Sibel

La tête haute

Un petit bijou né dans un village isolé de Turquie. Une fable progressiste. Un périple vivifiant. Et la confirmation d’un sacré univers à deux têtes, celles de Çagla Zencirci et Guillaume Giovanetti !

Si belle Sibel. Beauté farouche, magnétisme dingue, dus en premier lieu à l’actrice Damla Sönmez, trentenaire vedette turque de cinéma et de télévision, remarquée en festivals internationaux avec le drame Bornova Bornova d’Inan Temelkuran (2009) et la chronique romantique Across The Sea de Nisan Dag et Esra Saydam (2014), inédits en France. Ce film devrait élargir sa renommée et sa reconnaissance. Elle donne corps et vie à un personnage qui siffle pour tout dialogue, langue de la véritable bourgade qui sert de décor. Un être finement dessiné par le duo Çagla Zencirci-Guillaume Giovanetti, couple franco-turc dont c’est le troisième long-métrage, après Noor (2014) et Ningen (2015), ce dernier tourné au Japon. L’immersion fait partie intégrante de leur processus de création.

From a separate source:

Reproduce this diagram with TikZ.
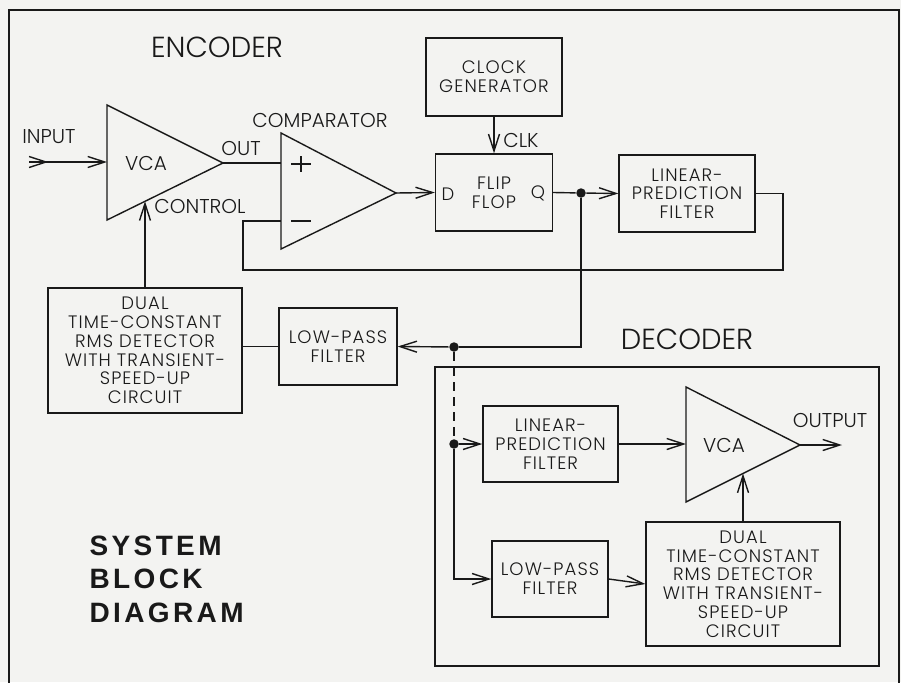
\documentclass[tikz,border=0pt]{standalone}
\usepackage{fontspec}
\setmainfont{Poppins Light}
\newfontfamily\boxfam{Poppins Light}[LetterSpace=6]
\newfontfamily\titlefnt{Liberation Sans}[LetterSpace=12]
\usetikzlibrary{arrows.meta}
\definecolor{paper}{RGB}{243,243,241}
\definecolor{ink}{RGB}{25,25,25}
\newcommand\boxfnt{\boxfam\fontsize{18}{18.8}\selectfont}
\newcommand\lblfnt{\fontsize{20}{22}\selectfont}
\newcommand\bigfnt{\fontsize{29}{30}\selectfont}
\newcommand\ttlfnt{\titlefnt\bfseries\fontsize{28}{33.5}\selectfont}
\begin{document}
\begin{tikzpicture}[x=1pt,y=-1pt, line width=1.4pt, draw=ink, text=ink,
  arr/.style={-{Straight Barb[length=17pt,width=11pt,line width=1.4pt]}},
  blk/.style={draw=ink, line width=1.4pt, align=center, inner sep=0pt, font=\boxfnt},
  lbl/.style={inner sep=0pt, font=\lblfnt},
  big/.style={inner sep=0pt, font=\bigfnt},
  ttl/.style={inner sep=0pt, anchor=base west, font=\ttlfnt},
  dot/.style={circle, fill=ink, draw=none, inner sep=0pt, minimum size=9.5pt}]
\useasboundingbox (0,0) rectangle (901,682);
\fill[paper] (0,0) rectangle (901,682);
% outer frame
\draw (9,700) -- (9,10) -- (899,10) -- (899,700);
% labels
\node[big] (enc) at (217,47) {ENCODER};
\node[big] (dec) at (687,339) {DECODER};
\node[lbl] (cmpl) at (320,120) {COMPARATOR};
\node[lbl] (inl) at (49,137) {INPUT};
\node[lbl] (outl) at (241,148) {OUT};
\node[lbl] (ctll) at (200,206) {CONTROL};
\node[lbl] (clkl) at (521,140) {CLK};
\node[lbl] (outpl) at (830,420) {OUTPUT};
% blocks
\node[blk, minimum width=136pt, minimum height=78pt] (clk) at (494,77) {CLOCK\\GENERATOR};
\node[blk, minimum width=117pt, minimum height=77pt] (ff) at (494,192.5) {FLIP\\FLOP};
\node[inner sep=0pt, font=\boxfnt] (ffd) at (448,194) {D};
\node[inner sep=0pt, font=\boxfnt] (ffq) at (538,193) {Q};
\node[blk, minimum width=136pt, minimum height=77pt] (lpf1) at (687,193.5) {LINEAR-\\PREDICTION\\FILTER};
\node[blk, minimum width=194pt, minimum height=125pt] (dual1) at (145,350.5) {DUAL\\TIME-CONSTANT\\RMS DETECTOR\\WITH TRANSIENT-\\SPEED-UP\\CIRCUIT};
\node[blk, minimum width=118pt, minimum height=77pt] (lp1) at (338,346.5) {LOW-PASS\\FILTER};
\node[blk, minimum width=135pt, minimum height=76pt] (lpf2) at (550.5,444) {LINEAR-\\PREDICTION\\FILTER};
\node[blk, minimum width=116pt, minimum height=76pt] (lp2) at (550,579) {LOW-PASS\\FILTER};
\node[blk, minimum width=194pt, minimum height=124pt] (dual2) at (743,584) {DUAL\\TIME-CONSTANT\\RMS DETECTOR\\WITH TRANSIENT-\\SPEED-UP\\CIRCUIT};
% encoder VCA
\coordinate (v1a) at (107,105); \coordinate (v1b) at (107,220); \coordinate (v1o) at (223,163);
\draw (v1a) -- (v1o) -- (v1b) -- cycle;
\node[lbl] (v1t) at (146,163) {VCA};
% comparator
\coordinate (c1a) at (281,133); \coordinate (c1b) at (281,249); \coordinate (c1o) at (396,193);
\draw (c1a) -- (c1o) -- (c1b) -- cycle;
\coordinate (c1p) at (281,163); \coordinate (c1m) at (281,221);
\coordinate (plus) at (301,164); \coordinate (minus) at (301,221);
\draw (plus) ++(-10,0) -- ++(20,0) (plus) ++(0,-8) -- ++(0,16);
\draw (minus) ++(-10,0) -- ++(20,0);
% decoder VCA
\coordinate (v2a) at (686,387); \coordinate (v2b) at (686,502); \coordinate (v2o) at (800,445);
\draw (v2a) -- (v2o) -- (v2b) -- cycle;
\node[lbl] (v2t) at (724,445) {VCA};
% decoder frame
\draw (435,367) rectangle (879,666);
% connectors
\coordinate (in) at (29,162); \coordinate (v1in) at (107,162);
\draw[arr] (in) -- (v1in);
\draw (in) ++(0,-5.5) -- ++(17,5.5) -- ++(-17,5.5);
\draw (v1o) -- (c1p);
\coordinate (fbR) at (783,270); \coordinate (fbL) at (243,270);
\draw (lpf1.east) -| (fbR) -- (fbL) |- (c1m);
\draw[arr] (c1o) -- (ff.west);
\draw[arr] (clk.south) -- (ff.north);
\node[dot] (dq) at (581,193) {};
\draw (ff.east) -- (dq);
\draw[arr] (dq) -- (lpf1.west);
\node[dot] (da) at (454,347) {};
\node[dot] (db) at (454,444) {};
\draw (dq) |- (da);
\draw[arr] (da) -- (lp1.east);
\draw (lp1.west) -- (lp1.west -| dual1.east);
\coordinate (ctl1) at (145,201.3);
\draw[arr] (dual1.north) -- (ctl1);
\draw[dash pattern=on 9pt off 6pt] (da) -- (db);
\draw[arr] (db) -- (lpf2.west);
\draw[arr] (db) |- (lp2.west);
\coordinate (v2in) at (686,444);
\draw[arr] (lpf2.east) -- (v2in);
\coordinate (outE) at (842,445);
\draw[arr] (v2o) -- (outE);
\coordinate (ctl2) at (743,473.5);
\draw[arr] (dual2.north) -- (ctl2);
\draw[arr] (lp2.east) -- (dual2.west);
% title
\node[ttl] (t1) at (89,555) {SYSTEM};
\node[ttl] (t2) at (89,588.5) {BLOCK};
\node[ttl] (t3) at (89,622) {DIAGRAM};
\end{tikzpicture}
\end{document}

Ici, un portrait de femme, d’un village, d’un monde. Un univers où les êtres subissent puissamment la suprématie du patriarcat, du qu’en-dira-t-on, et de la jalousie féminine, justement quand la singularité est trop voyante. Car l’héroïne titre est muette. Un handicap qui la sauve depuis l’enfance du déterminisme des filles, promises au mariage vite fait bien fait. Mais son affirmation de donzelle de vingt-cinq ans dérange soudain quand elle porte secours à un homme, inconnu du coin. Elle voit enfin le loup, elle qui traque justement la bête homonyme, annoncée menaçante dans les environs, pour marquer son action et gagner en respectabilité.

Le regard des cinéastes sur ces terres de la mer Noire, au nord-est de la Turquie, est rempli d’une bienveillance sans chichis, née de leur expérience documentaire. Privilégier l’authenticité pour mieux créer de la fiction. Mélanger des interprètes professionnels à des partenaires sans expérience. Suivre une comédienne en lui collant au souffle, au corps, au geste. Récompensé à Locarno, Hambourg, Montpellier, et par le Syndicat Français de la Critique de Cinéma aux Rencontres Cinématographiques de Cannes, cette épopée sur la témérité brille par son esprit vif. Par son ampleur humaine. Un jaillissement lumineux dans cette fin d’hiver.